— У меня и с этим всё нормально. В психушке побывал. Когда в двадцать четыре года я написал первый свой роман, то родители решили, что я спятил и поместили меня в институт психиатрии имени Корсакова. Я там провёл двадцать дней. Я до сих пор вспоминаю как меня окружали сумасшедшие. Кто-то там начал мне пятку чесать, кто-то ещё что-то. Там были явно больные люди. Одному приносили шоколад, другому сосиски и они менялись, перебрасывали из угла в угол. Но я вышел из этой психушки, что я нормальный человек. Так что на этот счёт у меня есть справка. Я даже в том году сессию сдал досрочно.
— И всё-таки я не совсем понимаю, как твои родители пошли на это?
— Ну, во-первых, мне это было самому любопытно. Ведь Достоевский тоже прошёл через эти испытания. У мамы там была знакомая, врач, заведующая отделением. Меня много тестировали и определили, что я имею завышенный интеллектуальный уровень. У меня есть билет о том, что я не сумасшедший. Такой документ мало у кого есть. У меня есть. Так и должно было быть. Ведь отец у меня доцент, а мама преподаватель по химии. Ну нормально всё.
— Действительно, многое в твоей судьбе согласуется с теорией Ломброзо о гениальности. Все гении всегда подозревались в наличии у них той или иной формы безумия?

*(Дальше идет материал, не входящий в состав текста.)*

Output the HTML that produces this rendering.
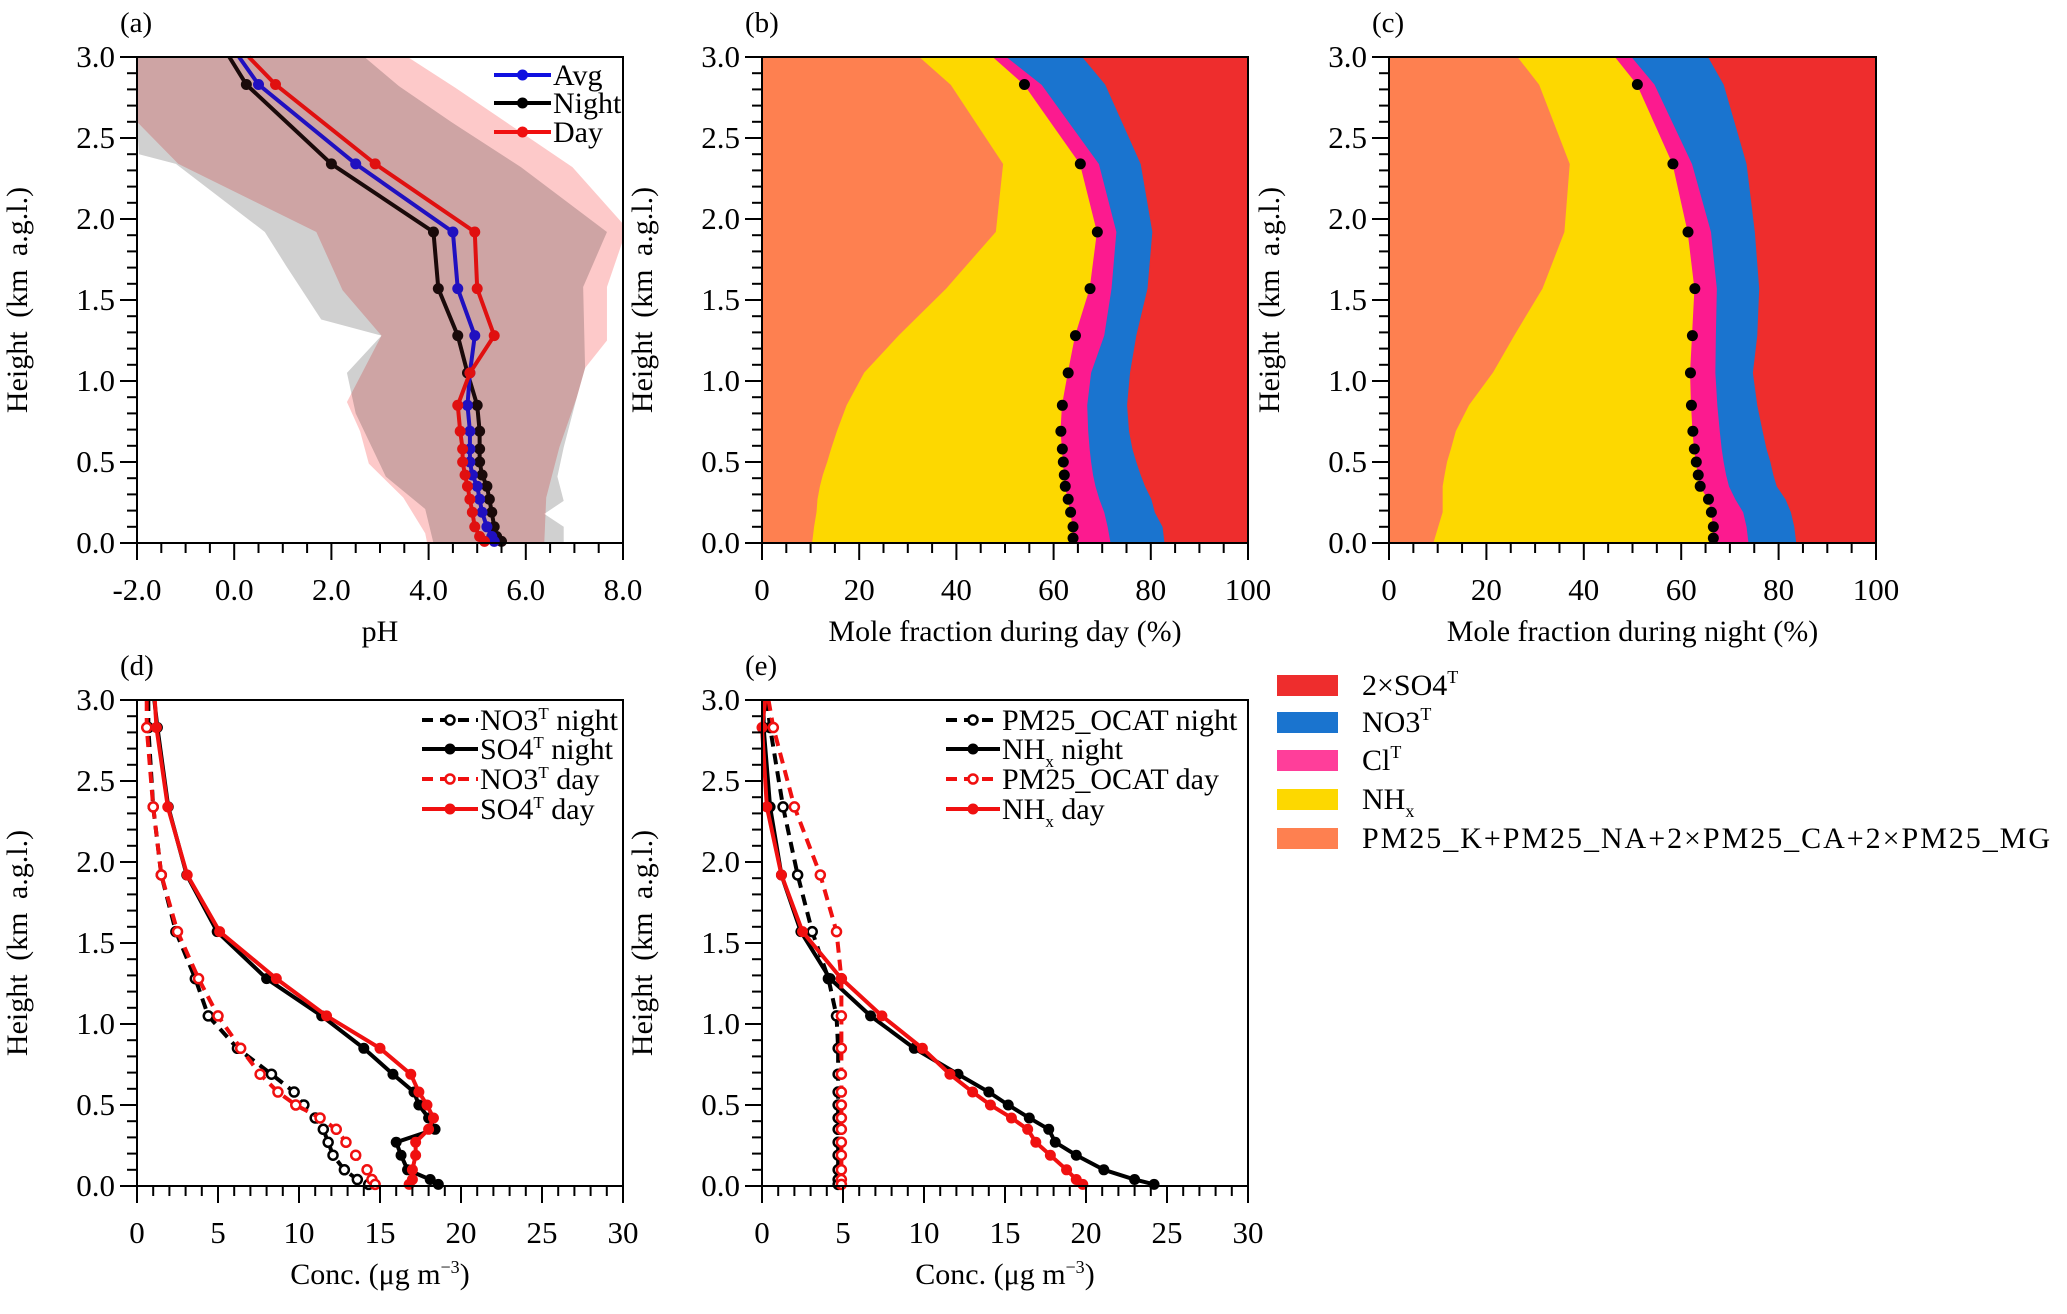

— Когда ты творишь, то творишь в режиме контролируемого сумасшествия. Чтобы написать гениальное произведение искусства оно должно быть максимально сумасшедшее, но оно должно быть контролируемо гениальными, но прочными мозгами. Вот если есть эта балансировка тогда произведение искусства может быть как у Сальвадора Дали, как у Шекспира, у Микеланджело.
— А у вас не бывают такие состояния при которых голоса слышатся, что-то видится?
— Нет. Когда ты пишешь пьесу, то ты пронизан всеми голосами мира.
— И что эти голоса мира реально слышатся?
— Ну, это безумие полное. Ну, я бегаю кроссы два раза в день.
— И всё-таки эти ваши внутренние голоса всегда с вами, они вас не покидают?
— Всё время я с этими голосами. И когда пишу пьесы, и когда не пишу их. Это полное безумие. Если бы другой человек, который не занимается искусством, вошёл в мои внутренние голоса, то он подумал бы, что я в полном безумии.
— Значит это всё-таки внутренние голоса, а не внешние, как это бывает при некоторых психических заболеваниях?
— Я ведь их контролирую, чтобы они не заявлялись. Ведь шизики эти голоса не могут направить в зону искусства и из этих голосов сделать произведение искусства. Я могу с любым голосом работать. Для меня голоса — это рабочий материал. Это нормально.
— А бывает так, что эти голоса идут сами по себе, а вы как бы за ними наблюдаете?
— Да, это сто процентов. Они идут и сами по себе, но я им не даю вырваться, войти в социальную неразбериху.
— А бывает так, что вы их подслушиваете?
— По разному. Если пишешь пьесу, то вживаешься настолько, что это и есть контролируемое безумие, однозначно.
— Вы внушаемый человек, поддаётесь гипнозу?
— У меня высокий дар перевоплощения. Я легко перевоплощаюсь в свои персонажи.
— В твоей пьесе «Игра в жмурики» впервые в русской драматургии прозвучал мат, причём на протяжении всей пьесы? Что это было: крик твоей души, эпатаж, желание быть услышанным и т. п.? Ведь тот, кто тебе рассказал эту историю не матом её рассказывал?
— История рассказчика — это его история, а я пишу свою историю. Мат если он уместен, то он всегда помогает. Наш солдат гнал немца на священном мате.
— И всё-таки, на каком этапе написания пьесы возник мат?
— Он возник самопроизвольно. У меня нет нарочитого абсурдизма, а есть история любви, Шекспировский глобализм, проникновение в мир. Мой абсурдизм не высосан из пальца, а живой. Игровой мат в моих пьесах лежит в характере персонажа. Благодаря этому персонаж становится более выпуклый. Я не пишу пьесу фразами, а пишу её персонажами.